# start of DATA PROVIDED

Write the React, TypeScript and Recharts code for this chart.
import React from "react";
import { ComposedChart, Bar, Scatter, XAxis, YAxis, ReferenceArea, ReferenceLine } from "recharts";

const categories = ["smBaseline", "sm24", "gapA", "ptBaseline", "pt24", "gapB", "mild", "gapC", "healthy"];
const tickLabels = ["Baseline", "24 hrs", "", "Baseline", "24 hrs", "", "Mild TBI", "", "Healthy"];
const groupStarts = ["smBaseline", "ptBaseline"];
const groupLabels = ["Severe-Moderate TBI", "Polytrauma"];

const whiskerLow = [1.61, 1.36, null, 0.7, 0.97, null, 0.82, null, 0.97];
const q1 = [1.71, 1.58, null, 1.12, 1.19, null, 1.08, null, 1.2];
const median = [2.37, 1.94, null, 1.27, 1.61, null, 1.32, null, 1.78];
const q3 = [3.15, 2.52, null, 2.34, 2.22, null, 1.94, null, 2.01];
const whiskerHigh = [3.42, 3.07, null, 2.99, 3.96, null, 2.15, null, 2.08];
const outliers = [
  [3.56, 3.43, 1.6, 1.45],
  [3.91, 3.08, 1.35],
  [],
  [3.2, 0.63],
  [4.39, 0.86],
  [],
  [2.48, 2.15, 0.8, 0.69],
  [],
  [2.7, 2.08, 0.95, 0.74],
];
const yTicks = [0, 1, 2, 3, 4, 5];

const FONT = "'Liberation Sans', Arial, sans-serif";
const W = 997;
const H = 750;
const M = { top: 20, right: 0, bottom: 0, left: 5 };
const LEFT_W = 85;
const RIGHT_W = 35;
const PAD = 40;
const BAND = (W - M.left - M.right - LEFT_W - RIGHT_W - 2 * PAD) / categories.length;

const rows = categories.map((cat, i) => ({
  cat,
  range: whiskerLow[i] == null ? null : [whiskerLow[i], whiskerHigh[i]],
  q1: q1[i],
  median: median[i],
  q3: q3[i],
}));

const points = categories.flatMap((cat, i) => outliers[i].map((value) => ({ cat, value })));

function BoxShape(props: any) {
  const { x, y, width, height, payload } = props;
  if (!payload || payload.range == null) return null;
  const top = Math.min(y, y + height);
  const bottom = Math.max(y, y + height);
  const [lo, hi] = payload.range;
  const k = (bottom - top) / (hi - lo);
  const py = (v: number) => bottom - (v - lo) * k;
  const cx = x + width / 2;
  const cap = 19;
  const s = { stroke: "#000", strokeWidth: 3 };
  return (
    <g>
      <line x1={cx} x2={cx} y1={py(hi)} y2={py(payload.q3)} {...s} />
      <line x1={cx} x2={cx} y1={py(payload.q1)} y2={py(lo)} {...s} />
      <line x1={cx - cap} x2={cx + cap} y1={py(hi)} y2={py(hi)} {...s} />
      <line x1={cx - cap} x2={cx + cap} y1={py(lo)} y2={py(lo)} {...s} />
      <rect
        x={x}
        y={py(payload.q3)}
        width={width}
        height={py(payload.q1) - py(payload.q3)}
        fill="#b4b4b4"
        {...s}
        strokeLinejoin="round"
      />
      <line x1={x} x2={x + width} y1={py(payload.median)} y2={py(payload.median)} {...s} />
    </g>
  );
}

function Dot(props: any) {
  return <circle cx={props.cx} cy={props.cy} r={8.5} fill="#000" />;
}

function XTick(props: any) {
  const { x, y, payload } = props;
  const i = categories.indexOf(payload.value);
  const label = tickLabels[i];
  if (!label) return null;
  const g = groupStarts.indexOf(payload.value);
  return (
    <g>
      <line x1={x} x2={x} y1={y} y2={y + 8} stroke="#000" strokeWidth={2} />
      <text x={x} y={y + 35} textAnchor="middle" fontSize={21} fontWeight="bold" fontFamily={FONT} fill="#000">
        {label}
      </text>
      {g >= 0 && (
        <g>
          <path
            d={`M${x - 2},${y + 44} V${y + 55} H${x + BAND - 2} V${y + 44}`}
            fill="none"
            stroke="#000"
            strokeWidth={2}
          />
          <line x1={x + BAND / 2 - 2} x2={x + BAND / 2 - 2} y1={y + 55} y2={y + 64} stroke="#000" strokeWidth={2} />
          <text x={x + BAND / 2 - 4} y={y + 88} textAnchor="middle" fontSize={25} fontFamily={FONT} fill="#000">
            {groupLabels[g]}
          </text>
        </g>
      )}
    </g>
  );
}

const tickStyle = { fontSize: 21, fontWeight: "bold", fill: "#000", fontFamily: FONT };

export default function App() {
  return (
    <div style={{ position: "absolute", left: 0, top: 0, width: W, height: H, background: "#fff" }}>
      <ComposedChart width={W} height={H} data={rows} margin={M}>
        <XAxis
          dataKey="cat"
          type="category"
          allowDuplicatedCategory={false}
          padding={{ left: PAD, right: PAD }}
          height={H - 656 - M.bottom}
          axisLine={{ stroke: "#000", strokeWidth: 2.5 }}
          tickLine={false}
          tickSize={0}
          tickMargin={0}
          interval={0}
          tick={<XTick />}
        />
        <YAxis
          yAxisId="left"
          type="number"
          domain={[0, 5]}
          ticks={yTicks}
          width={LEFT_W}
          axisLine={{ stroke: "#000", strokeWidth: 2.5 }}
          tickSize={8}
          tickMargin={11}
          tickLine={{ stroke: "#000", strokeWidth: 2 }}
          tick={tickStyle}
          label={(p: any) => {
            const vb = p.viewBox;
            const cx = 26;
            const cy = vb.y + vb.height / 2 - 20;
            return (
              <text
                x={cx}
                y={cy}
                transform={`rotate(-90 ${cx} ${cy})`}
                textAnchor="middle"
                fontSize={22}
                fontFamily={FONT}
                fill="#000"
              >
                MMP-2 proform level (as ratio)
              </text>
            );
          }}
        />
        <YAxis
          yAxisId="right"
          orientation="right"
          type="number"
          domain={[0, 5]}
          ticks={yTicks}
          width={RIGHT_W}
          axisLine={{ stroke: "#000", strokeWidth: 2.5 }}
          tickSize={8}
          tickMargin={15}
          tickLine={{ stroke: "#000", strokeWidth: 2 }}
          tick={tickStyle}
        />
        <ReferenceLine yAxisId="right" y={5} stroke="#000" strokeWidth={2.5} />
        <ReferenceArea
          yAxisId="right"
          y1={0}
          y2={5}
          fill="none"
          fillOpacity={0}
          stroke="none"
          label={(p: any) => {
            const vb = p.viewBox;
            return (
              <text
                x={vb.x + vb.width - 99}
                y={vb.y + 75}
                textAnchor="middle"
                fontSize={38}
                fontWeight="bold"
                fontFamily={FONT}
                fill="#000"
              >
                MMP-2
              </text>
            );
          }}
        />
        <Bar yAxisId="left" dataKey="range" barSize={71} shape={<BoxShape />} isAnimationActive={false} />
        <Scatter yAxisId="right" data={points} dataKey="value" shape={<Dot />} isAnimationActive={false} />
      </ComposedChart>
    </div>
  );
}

# end of DATA PROVIDED
# start of DATA PROVIDED

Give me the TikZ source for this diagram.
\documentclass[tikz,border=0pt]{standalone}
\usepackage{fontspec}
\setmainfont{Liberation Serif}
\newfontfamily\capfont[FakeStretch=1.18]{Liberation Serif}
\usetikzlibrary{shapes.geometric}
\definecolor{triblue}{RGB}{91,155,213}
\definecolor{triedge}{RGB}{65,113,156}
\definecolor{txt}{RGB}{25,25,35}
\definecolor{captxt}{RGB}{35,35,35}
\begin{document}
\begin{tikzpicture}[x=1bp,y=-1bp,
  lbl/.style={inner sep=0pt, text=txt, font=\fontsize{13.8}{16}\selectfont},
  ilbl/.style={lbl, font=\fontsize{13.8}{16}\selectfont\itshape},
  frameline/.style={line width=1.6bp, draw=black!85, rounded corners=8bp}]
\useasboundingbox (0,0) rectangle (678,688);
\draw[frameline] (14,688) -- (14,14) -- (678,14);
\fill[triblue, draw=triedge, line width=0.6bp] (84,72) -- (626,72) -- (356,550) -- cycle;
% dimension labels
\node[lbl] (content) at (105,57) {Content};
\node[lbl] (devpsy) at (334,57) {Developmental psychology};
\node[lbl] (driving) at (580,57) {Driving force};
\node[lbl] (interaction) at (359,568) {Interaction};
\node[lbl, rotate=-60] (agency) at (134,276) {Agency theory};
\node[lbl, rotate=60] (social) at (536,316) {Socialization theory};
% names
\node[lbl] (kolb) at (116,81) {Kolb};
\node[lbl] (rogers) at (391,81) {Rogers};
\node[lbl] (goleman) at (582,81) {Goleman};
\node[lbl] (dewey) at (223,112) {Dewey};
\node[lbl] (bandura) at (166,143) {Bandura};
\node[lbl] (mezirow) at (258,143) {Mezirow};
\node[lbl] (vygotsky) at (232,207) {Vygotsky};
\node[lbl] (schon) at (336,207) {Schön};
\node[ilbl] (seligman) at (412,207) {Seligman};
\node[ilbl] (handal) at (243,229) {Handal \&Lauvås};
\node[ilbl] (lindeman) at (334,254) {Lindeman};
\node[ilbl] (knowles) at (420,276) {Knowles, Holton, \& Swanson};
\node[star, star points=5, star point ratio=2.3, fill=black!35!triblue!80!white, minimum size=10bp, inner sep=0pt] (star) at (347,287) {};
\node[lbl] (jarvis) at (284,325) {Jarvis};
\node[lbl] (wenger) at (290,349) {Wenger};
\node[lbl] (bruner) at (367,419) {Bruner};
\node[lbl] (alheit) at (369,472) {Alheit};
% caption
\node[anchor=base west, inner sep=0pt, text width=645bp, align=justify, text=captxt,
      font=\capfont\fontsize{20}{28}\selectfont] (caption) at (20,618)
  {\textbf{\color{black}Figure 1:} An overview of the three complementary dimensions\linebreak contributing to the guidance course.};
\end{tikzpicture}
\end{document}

# end of DATA PROVIDED
# start of DATA PROVIDED

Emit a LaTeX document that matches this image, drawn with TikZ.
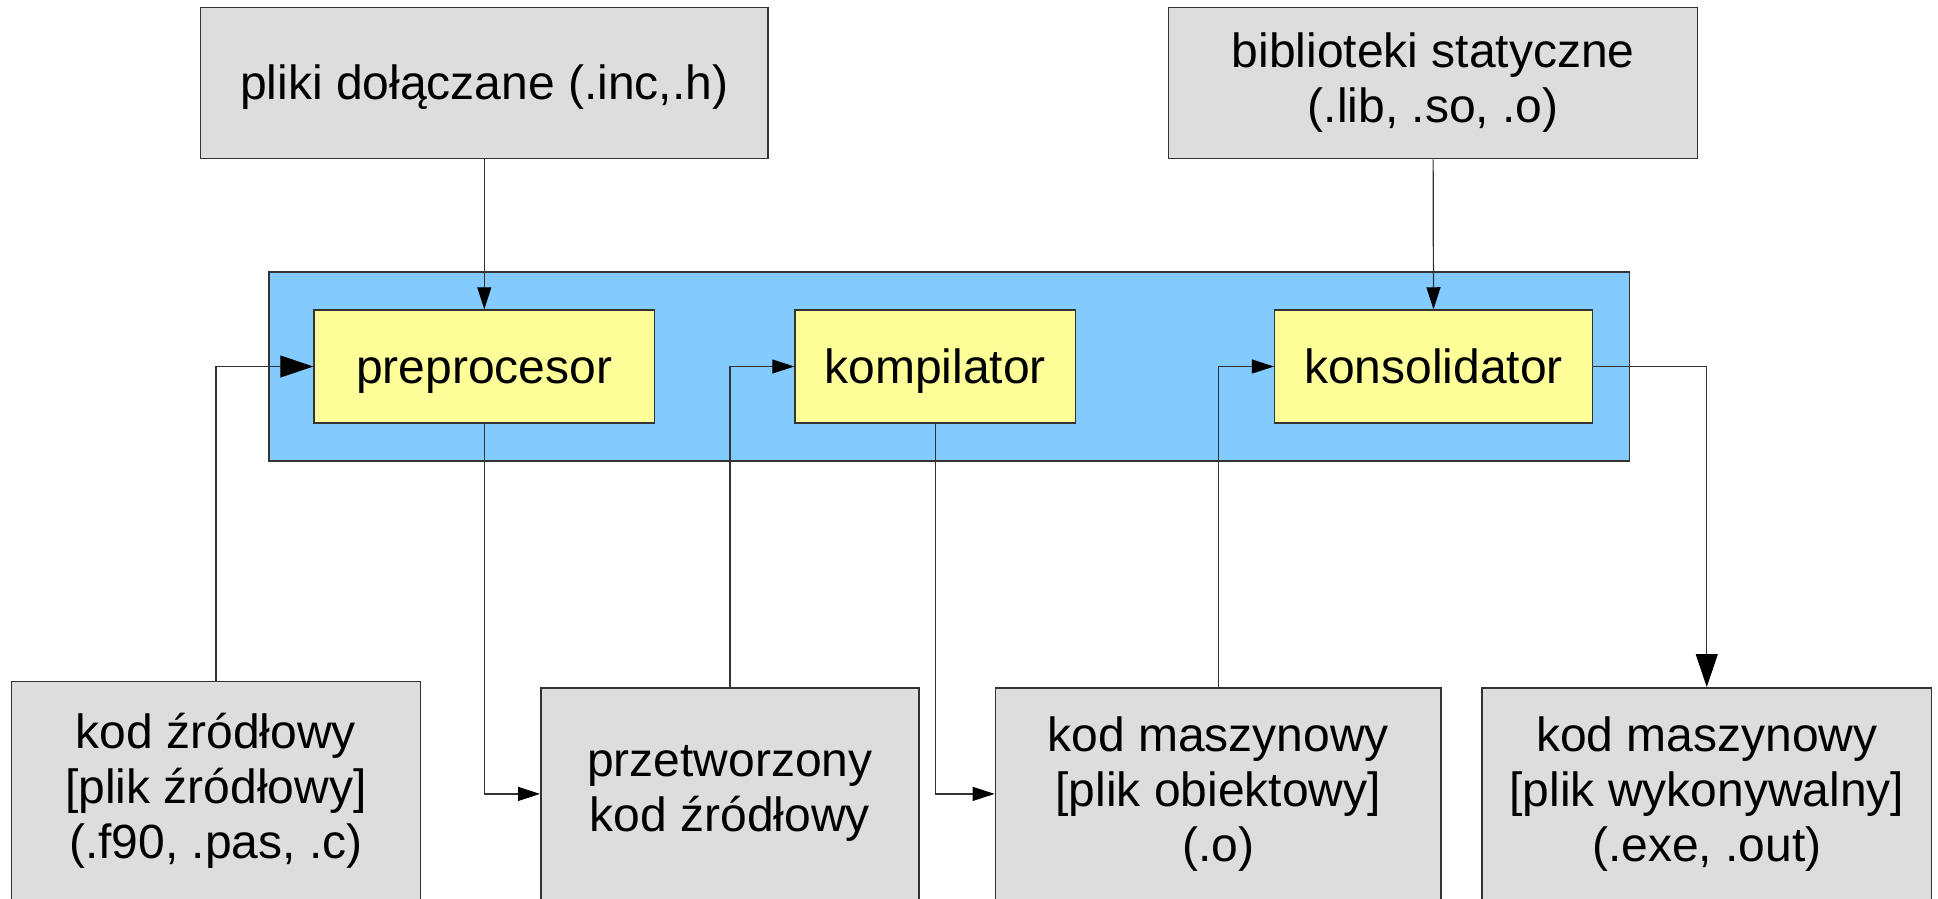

# end of DATA PROVIDED

**INSTRUCTIONS TO FOLLOW**
Your task is to repeat the lines from the one containing "Write the React, TypeScript" to the one containing "YAxis, ReferenceArea, ReferenceLine", both lines included. Leave out every other line.

**FINAL ANSWER**
Write the React, TypeScript and Recharts code for this chart.
import React from "react";
import { ComposedChart, Bar, Scatter, XAxis, YAxis, ReferenceArea, ReferenceLine } from "recharts";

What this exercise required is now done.